Double density curve

> ggplot(NHANESf_test, aes(x=prob, fill=PregnantNow)) + 
+   geom_density(alpha = .3) + 
+   labs(x="predicted CKD probability", fill = "truth", title="Forecasted Pregnant probabilities using t=0.5 decision threshold")

Use a threshold of 0.5 to predict pregnancies. Compute the confusion matrix, accuracy, sensitivity and specificity. Then repeat these calculations using a threshold of 0.05.

t = 0.5

> conf_mat
       truth
predict Yes  No
    Yes  22 483

When t = 0.5, accuracy = 0.0435, sensitivity = 1, specificity = 0

t = 0.05

> conf_mat
       truth
predict Yes  No
    Yes  22 483

When t = 0.5, accuracy = 0.0435, sensitivity = 1, specificity = 0

Correctly identifying women who were pregnant at a high rate: high sensitivity, we can assign either 0.5 or 0.05 since the sensitivity of both thresholds are 1.

Low chance of misclassifying a woman who was not pregnant: high specificity. In this case both 0.5 threshold and 0.05 threshold do not perform well. Using a threshold of 0.9 will actually get us to reach high specificity.

The overall rate of pregnancies in our data constructed in part a should be around 5%. Suppose Barb, the lazy data scientist, decided simply to classify woman as “pregnant” based on this 5% rate (since, hey, it will result in about 5% of her predictions being pregnant which matchs the rate in the data!). Compute the confusion matrix, accuracy, sensitivity and specificity. Make sure to explain/show our work for these calculations.
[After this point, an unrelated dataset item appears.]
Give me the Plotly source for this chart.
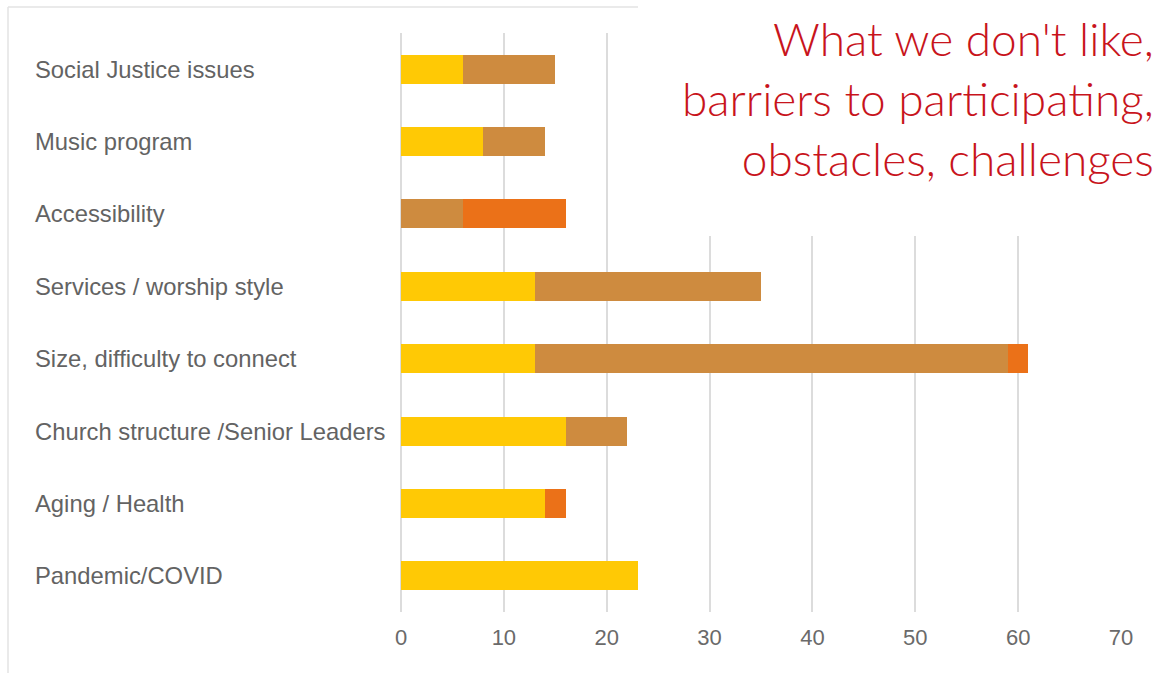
import plotly.graph_objects as go

categories = [
    "Social Justice issues",
    "Music program",
    "Accessibility",
    "Services / worship style",
    "Size, difficulty to connect",
    "Church structure /Senior Leaders",
    "Aging / Health",
    "Pandemic/COVID",
]
series_a = [6, 8, 0, 13, 13, 16, 14, 23]
series_b = [9, 6, 6, 22, 46, 6, 0, 0]
series_c = [0, 0, 10, 0, 2, 0, 2, 0]
series_names = ["Series 1", "Series 2", "Series 3"]
series_colors = ["#FFC905", "#CE8B3F", "#EB7118"]
x_ticks = [0, 10, 20, 30, 40, 50, 60, 70]
title_lines = ["What we don't like,", "barriers to participating,", "obstacles, challenges"]

W, H = 1158, 673
L, R, T, B = 401, 1121, 33, 612

fig = go.Figure()
for name, vals, col in zip(series_names, [series_a, series_b, series_c], series_colors):
    fig.add_trace(go.Bar(
        y=categories, x=vals, name=name, orientation="h",
        marker=dict(color=col, line=dict(width=0)),
    ))

def px(xp):
    return (xp - L) / (R - L)

def py(yp):
    return (B - yp) / (B - T)

shapes = [
    # card border
    dict(type="line", xref="paper", yref="paper", x0=px(8), x1=px(640), y0=py(7), y1=py(7),
         line=dict(color="#e3e3e3", width=1.5), layer="below"),
    dict(type="line", xref="paper", yref="paper", x0=px(8), x1=px(8), y0=py(7), y1=py(673),
         line=dict(color="#e3e3e3", width=1.5), layer="below"),
    # title background box
    dict(type="rect", xref="paper", yref="paper", x0=px(638), x1=px(1160), y0=py(-2), y1=py(236),
         fillcolor="white", line=dict(width=0), layer="above"),
]

annotations = []
for c in categories:
    annotations.append(dict(
        x=0, xref="paper", y=c, yref="y", text=c, showarrow=False,
        xanchor="left", yanchor="middle", xshift=33 - L,
        font=dict(family="Liberation Sans, Arial", size=23.8, color="#636363"),
    ))
annotations.append(dict(
    x=px(1156), xref="paper", y=py(9), yref="paper",
    text="<br>".join(title_lines), showarrow=False,
    xanchor="right", yanchor="top", align="right",
    font=dict(family="Lato, Open Sans, sans-serif", size=46, color="#C8141C", weight=300),
))

fig.update_layout(
    width=W, height=H,
    margin=dict(l=L, r=W - R, t=T, b=H - B),
    barmode="stack", bargap=0.6,
    plot_bgcolor="white", paper_bgcolor="white",
    showlegend=False,
    shapes=shapes, annotations=annotations,
    xaxis=dict(
        range=[0, 70], tickvals=x_ticks, showgrid=True, gridcolor="#dcdcdc", gridwidth=1.5,
        zeroline=True, zerolinecolor="#dcdcdc", zerolinewidth=1.5,
        tickfont=dict(family="Liberation Sans, Arial", size=22, color="#6a6a6a"),
        ticks="", ticklabelstandoff=10,
    ),
    yaxis=dict(
        categoryorder="array", categoryarray=categories, autorange="reversed",
        showticklabels=False, showgrid=False, zeroline=False,
    ),
)

fig.write_html(
    "out.html",
    config={"displayModeBar": False},
    post_script="document.body.style.margin='0';document.body.style.overflow='hidden';",
)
Accuracy = 0.9202658, Sensitvity = 0.1066667, specificity = 0.9629371

Fit a knn classifier to this data using k=3 using the four quantitative predictors age, bmi, income and height. Compute the accuracy, sensitivity and specificity of the predictions from the test set.

# A tibble: 1 x 5
      k accuracy sensitivity specificity precision
  <dbl>    <dbl>       <dbl>       <dbl>     <dbl>
1     3    0.949       0.227       0.981     0.227

For the values of k below. Plot accuracy, sensitivity and specificity of the predictions from the test set against k and comment on which k might be “best”.

 Yes   No 
  61 1444 

If we prefer high prcision or high sensitivity, k = 1 is the best

If we prefer high accuracy or high specificity, every k from (1, 3, 5, 7, … 21) except k = 3 are preferrable values.